LA CONFÉDÉRATION DES NOMADES KEL AHAGGAR
(SAHARA CENTRAL)
(Pl. XIII.)
Le Hoggar représente sans doute l'un des milieux naturels les plus hostiles du Sahara. Mis à part les massifs montagneux de l'Atakor et de la Tefedest, les précipitations y sont rares et particulièrement irrégulières, vu la position continentale du Hoggar, à mi-chemin entre les zones méditerranéenne et soudanaise. Sur ce pays presque entièrement rocheux et imperméable, une forte evaporation réduit encore l'effet bienfaisant des pluies : les grandes plaines monotones et désertes (Tanezrouft, Ténéré, IghargharT Amadror) sont recouvertes d'une très mince pellicule alluviale, incapable de retenir l'eau, et sont presque entièrement dépourvues de végétation. Seuls les massifs montagneux, où l'aridité s'atténue, abritent dans les fonds de vallées et parfois sur les pentes une végétation buissonnante qui, bien qu'intermittente, est plus favorable à la vie nomade.
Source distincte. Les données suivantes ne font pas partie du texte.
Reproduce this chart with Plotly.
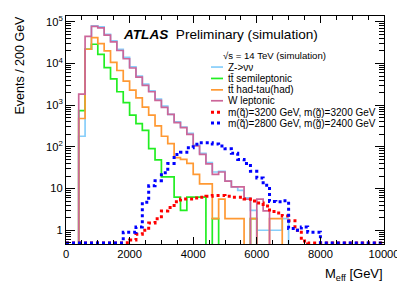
import plotly.graph_objects as go

# ---------------- data (events / 200 GeV) ----------------
bin_edges = list(range(0, 10001, 200))  # 0 .. 10000 GeV, 50 bins

z_nunu = [0, 0, 180, 22000, 80000, 76000, 50000, 35000, 22000, 14000,
          8300, 5000, 3200, 2200, 1400, 950, 600, 400, 300, 210,
          110, 70, 42, 25, 26, 15, 11, 9, 6, 3,
          1.0, 1.0, 1.0, 1.0, 1.9, 0, 0, 0, 0, 0,
          0, 0, 0, 0, 0, 0, 0, 0, 0, 0]
tt_semilep = [0, 0, 740, 22000, 29000, 16500, 8000, 4300, 2100, 1150,
              580, 360, 250, 91, 49, 19, 19, 6.2, 3.0, 6.2,
              6.2, 6.2, 0, 1.9, 0, 0, 0, 0, 0, 1.9,
              0, 0, 0, 0, 0, 0, 0, 0, 0, 0,
              0, 0, 0, 0, 0, 0, 0, 0, 0, 0]
tt_hadtau = [0, 0, 480, 22000, 42000, 30000, 20000, 10700, 6800, 3800,
             2300, 1500, 900, 580, 320, 180, 120, 55, 50, 40,
             22, 13, 13, 1.9, 5.6, 1.9, 1.9, 1.9, 0, 1.9,
             0, 0, 1.9, 1.9, 0, 0, 0, 0, 0, 0,
             0, 0, 0, 0, 0, 0, 0, 0, 0, 0]
w_lep = [0, 0, 1850, 45000, 78000, 72000, 48000, 33000, 20500, 13000,
         7800, 4700, 3000, 2100, 1300, 890, 600, 380, 290, 200,
         105, 66, 39, 22, 25, 15, 11, 11, 5.6, 0,
         5.6, 2.9, 0, 0, 0, 0, 0, 0, 0, 0,
         0, 0, 0, 0, 0, 0, 0, 0, 0, 0]
sig_3200_3200 = [0, 0, 0, 0, 0, 0, 0, 0, 0, 0.5,
                 0.58, 0.8, 1.0, 1.5, 1.9, 2.9, 3.5, 4.8, 5.6, 5.6,
                 5.9, 6.2, 6.5, 6.8, 6.8, 6.5, 6.2, 6.2, 5.6, 5.0,
                 4.5, 3.8, 2.8, 2.6, 2.2, 1.7, 1.0, 0.55, 0, 0,
                 0, 0, 0, 0, 0, 0, 0, 0, 0, 0]
sig_2800_2400 = [0, 0, 0, 0, 0, 0, 0, 0, 0, 0.9,
                 0.9, 1.2, 4.7, 11.7, 15.5, 24, 40, 66, 74, 95,
                 115, 126, 126, 118, 105, 90, 70, 50, 40, 26,
                 18, 12, 4.9, 4.8, 5.1, 1.1, 1.0, 1.2, 0.9, 0.9,
                 0, 0, 0, 0, 0, 0, 0, 0, 0, 0]

legend_labels = ["Z->νν", "tt̄ semileptonic", "tt̄ had-tau(had)", "W leptonic",
                 "m(q̃)=3200 GeV, m(g̃)=3200 GeV", "m(q̃)=2800 GeV, m(g̃)=2400 GeV"]
x_tickvals = [0, 2000, 4000, 6000, 8000, 10000]
x_ticktext = ["0", "2000", "4000", "6000", "8000", "10000"]
y_tickvals = [1, 10, 100, 1000, 10000, 100000]
y_ticktext = ["1", "10", "10<sup>2</sup>", "10<sup>3</sup>", "10<sup>4</sup>", "10<sup>5</sup>"]

# ---------------- style ----------------
# The html page has an 8 px body margin, so figure pixel p lands on page pixel p + 8.
OFF = 8
W, H = 405, 291
PL, PR, PT, PB = 66, 384, 14, 244            # plot box in page pixels
L, T = PL - OFF, PT - OFF
R = W - (PR - OFF)
B = H - (PB - OFF)
YLOG_MIN, YLOG_MAX = -0.33, 5.14
FONT = "Liberation Sans, Arial, Helvetica, sans-serif"

colors = ["#87cefa", "#22ee22", "#ff9933", "#cc6699", "#ff0000", "#0000ff"]
series = [z_nunu, tt_semilep, tt_hadtau, w_lep, sig_3200_3200, sig_2800_2400]
dotted = [False, False, False, False, True, True]

fig = go.Figure()

floor_bg = 1e-4                        # empty background bins fall off the axis
floor_sig = 10 ** (YLOG_MIN + 0.025)   # empty signal bins sit on the bottom frame

for vals, col, dot, name in zip(series, colors, dotted, legend_labels):
    if dot:
        yv = [max(v, floor_sig) for v in vals]
    else:
        yv = [v if v > 0 else floor_bg for v in vals]
    yv = yv + [yv[-1]]
    fig.add_trace(go.Scatter(
        x=bin_edges, y=yv, mode="lines", name=name,
        line=dict(color=col, width=3 if dot else 1.7, shape="hv",
                  dash="dot" if dot else "solid"),
        showlegend=False, hoverinfo="skip"))

def px(xp):  # page pixel -> paper x
    return (xp - PL) / (PR - PL)

def py(yp):  # page pixel -> paper y
    return (PB - yp) / (PB - PT)

ann = []
ann.append(dict(x=px(121), y=py(33), xref="paper", yref="paper", showarrow=False,
                xanchor="left", yanchor="middle",
                text="<b><i>ATLAS</i></b>&nbsp; Preliminary (simulation)",
                font=dict(size=13.6, color="black", family=FONT)))
ann.append(dict(x=px(221), y=py(53.5), xref="paper", yref="paper", showarrow=False,
                xanchor="left", yanchor="middle",
                text="√s = 14 TeV (simulation)", font=dict(size=9.6, color="black", family=FONT)))

shapes = []
leg_y = [65.5, 77, 88.5, 99.5, 111, 122]
for lab, col, dot, yy in zip(legend_labels, colors, dotted, leg_y):
    ann.append(dict(x=px(226), y=py(yy), xref="paper", yref="paper", showarrow=False,
                    xanchor="left", yanchor="middle",
                    text=lab, font=dict(size=10, color="black", family=FONT)))
    shapes.append(dict(type="line", xref="paper", yref="paper",
                       x0=px(211), x1=px(223), y0=py(yy), y1=py(yy),
                       line=dict(color=col, width=3 if dot else 1.7,
                                 dash="dot" if dot else "solid")))

ann.append(dict(x=px(385), y=py(275), xref="paper", yref="paper", showarrow=False,
                xanchor="right", yanchor="middle",
                text="M<sub>eff</sub> [GeV]", font=dict(size=13, color="black", family=FONT)))
ann.append(dict(x=px(20), y=py(12), xref="paper", yref="paper", showarrow=False,
                xanchor="center", yanchor="top", textangle=-90,
                text="Events / 200 GeV", font=dict(size=12.5, color="black", family=FONT)))

y_minor = [m * 10 ** d for d in range(-1, 6) for m in range(2, 10)]
y_minor = [v for v in y_minor if 10 ** YLOG_MIN < v < 10 ** YLOG_MAX]
x_minor = list(range(500, 10000, 500))

fig.update_layout(
    width=W, height=H,
    margin=dict(l=L, r=R, t=T, b=B, pad=0),
    paper_bgcolor="white", plot_bgcolor="white",
    font=dict(family=FONT, color="black", size=11.2),
    annotations=ann, shapes=shapes, showlegend=False,
    xaxis=dict(range=[0, 10000], showgrid=False, zeroline=False,
               showline=True, linecolor="black", linewidth=1, mirror="ticks",
               ticks="inside", ticklen=7, tickcolor="black", tickwidth=1,
               tickmode="array", tickvals=x_tickvals, ticktext=x_ticktext,
               tickfont=dict(size=11.2, family=FONT),
               minor=dict(ticks="inside", ticklen=4, tickcolor="black",
                          tickmode="array", tickvals=x_minor, showgrid=False)),
    yaxis=dict(type="log", range=[YLOG_MIN, YLOG_MAX], showgrid=False, zeroline=False,
               showline=True, linecolor="black", linewidth=1, mirror="ticks",
               ticks="inside", ticklen=9, tickcolor="black", tickwidth=1,
               tickmode="array", tickvals=y_tickvals, ticktext=y_ticktext,
               tickfont=dict(size=11.2, family=FONT),
               minor=dict(ticks="inside", ticklen=5, tickcolor="black",
                          tickmode="array", tickvals=y_minor, showgrid=False)),
)

fig.write_html("out.html")
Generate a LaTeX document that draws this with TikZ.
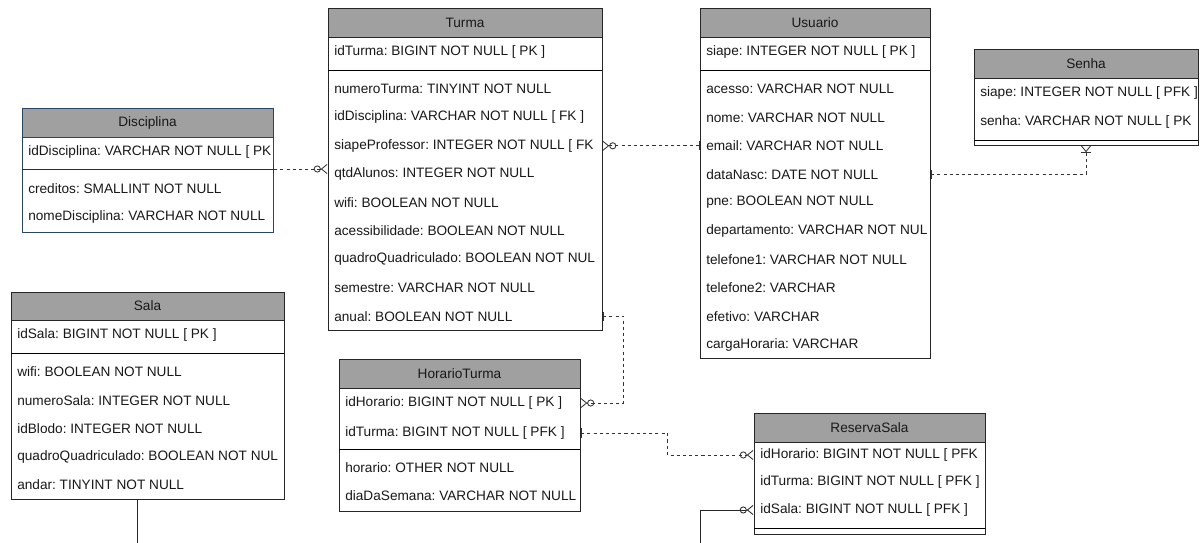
\documentclass[tikz,border=0pt]{standalone}
\usepackage{fontspec}
\setmainfont{Liberation Sans}
\usetikzlibrary{arrows.meta,fit,calc}
\definecolor{hdrgray}{RGB}{160,160,160}
\definecolor{txtgray}{RGB}{25,25,25}
\definecolor{discblue}{RGB}{40,70,100}

\begin{document}
\frenchspacing
\begin{tikzpicture}[x=0.025cm,y=-0.025cm,
    font=\fontsize{9.7}{11}\selectfont,
    tbl/.style={draw=black!85,fill=white,inner sep=0pt,line width=0.7pt},
    hdr/.style={draw=black!85,fill=hdrgray,inner sep=0pt,line width=0.7pt,
      label={[text=txtgray,inner sep=0pt]center:#1}},
    row/.style={anchor=west,inner sep=0pt,text=txtgray},
    rel/.style={dash pattern=on 2.2pt off 2.2pt,draw=black!80,line width=0.6pt},
    zmany/.style={{Bar[width=6.5pt,line width=0.6pt]}-{Circle[open,length=5pt,line width=0.6pt]Straight Barb[reversed,length=4pt,width=6.5pt,line width=0.6pt]}},
    omany/.style={{Bar[width=6.5pt,line width=0.6pt]}-{Bar[width=6.5pt,line width=0.6pt]Straight Barb[reversed,length=4pt,width=6.5pt,line width=0.6pt]}}]
\useasboundingbox (0,0) rectangle (1200,543);

% Disciplina
\node[tbl,draw=discblue,fit={(22,108)(273,232)}] (disc) {};
\node[hdr=Disciplina,draw=discblue,fit={(22,108)(273,137)}] (disc-h) {};
\draw[discblue!70!black,line width=0.7pt] (22,169) -- (273,169);
\node[row] (disc-k) at (28,152) {idDisciplina: VARCHAR NOT NULL [ PK};
\node[row] (disc-1) at (28,189) {creditos: SMALLINT NOT NULL};
\node[row] (disc-2) at (28,217) {nomeDisciplina: VARCHAR NOT NULL};
\coordinate (disc-line) at (22,169);

% Turma
\node[tbl,fit={(328,8)(602,330)}] (turma) {};
\node[hdr=Turma,fit={(328,8)(602,37)}] (turma-h) {};
\draw[line width=0.7pt] (328,70) -- (602,70);
\node[row] (turma-k) at (334,52) {idTurma: BIGINT NOT NULL [ PK ]};
\foreach \t [count=\i] in {numeroTurma: TINYINT NOT NULL,
    idDisciplina: VARCHAR NOT NULL [ FK ],
    siapeProfessor: INTEGER NOT NULL [ FK,
    qtdAlunos: INTEGER NOT NULL,
    wifi: BOOLEAN NOT NULL,
    acessibilidade: BOOLEAN NOT NULL,
    quadroQuadriculado: BOOLEAN NOT NUL,
    semestre: VARCHAR NOT NULL,
    anual: BOOLEAN NOT NULL}
  \node[row] (turma-\i) at (334,{89+(\i-1)*28.4}) {\t};

% Usuario
\node[tbl,fit={(700,8)(930,358)}] (usu) {};
\node[hdr=Usuario,fit={(700,8)(930,37)}] (usu-h) {};
\draw[line width=0.7pt] (700,70) -- (930,70);
\node[row] (usu-k) at (706,52) {siape: INTEGER NOT NULL [ PK ]};
\foreach \t [count=\i] in {acesso: VARCHAR NOT NULL,
    nome: VARCHAR NOT NULL,
    email: VARCHAR NOT NULL,
    dataNasc: DATE NOT NULL,
    pne: BOOLEAN NOT NULL,
    departamento: VARCHAR NOT NUL,
    telefone1: VARCHAR NOT NULL,
    telefone2: VARCHAR,
    efetivo: VARCHAR,
    cargaHoraria: VARCHAR}
  \node[row] (usu-\i) at (706,{89+(\i-1)*28.4}) {\t};

% Senha
\node[tbl,fit={(974,49)(1198,145)}] (senha) {};
\node[hdr=Senha,fit={(974,49)(1198,78)}] (senha-h) {};
\draw[line width=0.7pt] (974,140) -- (1198,140);
\node[row] (senha-1) at (980,93) {siape: INTEGER NOT NULL [ PFK ]};
\node[row] (senha-2) at (980,122) {senha: VARCHAR NOT NULL [ PK};

% Sala
\node[tbl,fit={(11,292)(284,499)}] (sala) {};
\node[hdr=Sala,fit={(11,292)(284,320)}] (sala-h) {};
\draw[line width=0.7pt] (11,353) -- (284,353);
\node[row] (sala-k) at (17,335) {idSala: BIGINT NOT NULL [ PK ]};
\foreach \t [count=\i] in {wifi: BOOLEAN NOT NULL,
    numeroSala: INTEGER NOT NULL,
    idBlodo: INTEGER NOT NULL,
    quadroQuadriculado: BOOLEAN NOT NUL,
    andar: TINYINT NOT NULL}
  \node[row] (sala-\i) at (17,{372+(\i-1)*28.2}) {\t};

% HorarioTurma
\node[tbl,fit={(339,359)(580,511)}] (hor) {};
\node[hdr=HorarioTurma,fit={(339,359)(580,388)}] (hor-h) {};
\draw[line width=0.7pt] (339,449) -- (580,449);
\node[row] (hor-k1) at (345,403) {idHorario: BIGINT NOT NULL [ PK ]};
\node[row] (hor-k2) at (345,433) {idTurma: BIGINT NOT NULL [ PFK ]};
\node[row] (hor-1) at (345,468) {horario: OTHER NOT NULL};
\node[row] (hor-2) at (345,496) {diaDaSemana: VARCHAR NOT NULL};

% ReservaSala
\node[tbl,fit={(754,413)(985,534)}] (res) {};
\node[hdr=ReservaSala,fit={(754,413)(985,442)}] (res-h) {};
\draw[line width=0.7pt] (754,528) -- (985,528);
\node[row] (res-1) at (760,455) {idHorario: BIGINT NOT NULL [ PFK};
\node[row] (res-2) at (760,482) {idTurma: BIGINT NOT NULL [ PFK ]};
\node[row] (res-3) at (760,510) {idSala: BIGINT NOT NULL [ PFK ]};

% relations
\draw[rel,zmany] (disc-line -| disc.east) -- (disc-line -| turma.west);
\draw[rel,zmany] (usu-3 -| usu.west) -- (turma-3 -| turma.east);
\draw[rel,omany] (usu-4 -| usu.east) -| (senha.south);
\draw[rel,zmany] (turma-9 -| turma.east) -- ++(21,0) |- (hor-k1 -| hor.east);
\draw[rel,zmany] (hor-k2 -| hor.east) -- ++(87,0) |- (res-1 -| res.west);
\draw[zmany,draw=black!85,line width=0.7pt] ($(sala.south)+(-10,0)$) |- (700,560) |- (res-3 -| res.west);
\end{tikzpicture}
\end{document}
Dans l'isolement de ces montagnes s'est conservé un groupe humain extrêmement original, les Kel Ahaggar, infime fraction de l'ensemble touareg puisqu'ils sont estimés à 5 000 environ1, alors qu'on en dénombre au Sud environ 300 000 au Niger et 175 000 au Soudan. Mais tandis que ces derniers se mêlaient à des populations noires ou arabes, les Touaregs du Hoggar, retranchés du monde arabe au Nord par la muraille presque inhabitée des Tassilis, isolés des Maures à l'Ouest par l'immense désert du Tanezrouft, et des Toubous à l'Est par la plaine inhabitable du Tafassasset, ont conservé presque intacte une forme de civilisation berbère dont l'équilibre, déjà très fragile, est particulièrement menacé aujourd'hui au contact du monde moderne.
I. — Fondements de la société touarègue
Cette civilisation semble être le résultat d'une fusion entre différents éléments de civilisations berbères, puisque, autant qu'on puisse faire le départ entre les légendes et l'histoire, les Touaregs se rattachent aussi bien aux anciens Libyens du Fezzan et du Sud tunisien, qu'aux Berabers de l'Ouest saharien.
La langue
(tamacheq ou tamahaq), typiquement berbère, est la seule langue berbère qui possède une écriture (le tifinar) d'ailleurs très archaïque, sans voyelles, dont le déchiffrage est, même pour un Targui, un exercice de devinette. Très inférieure au français et à l'arabe comme moyen de communication par écrit, elle n'est pratiquement utilisée aujourd'hui que pour de courts messages ou des billets doux, tandis que la langue se maintient fortement comme moyen d'expression orale, soutenue par tout un folklore
1. Le recensement de 1960 indique un total de 4 902 Touaregs et 1167 serviteurs. Ces chiffres doivent être un peu inférieurs à la réalité.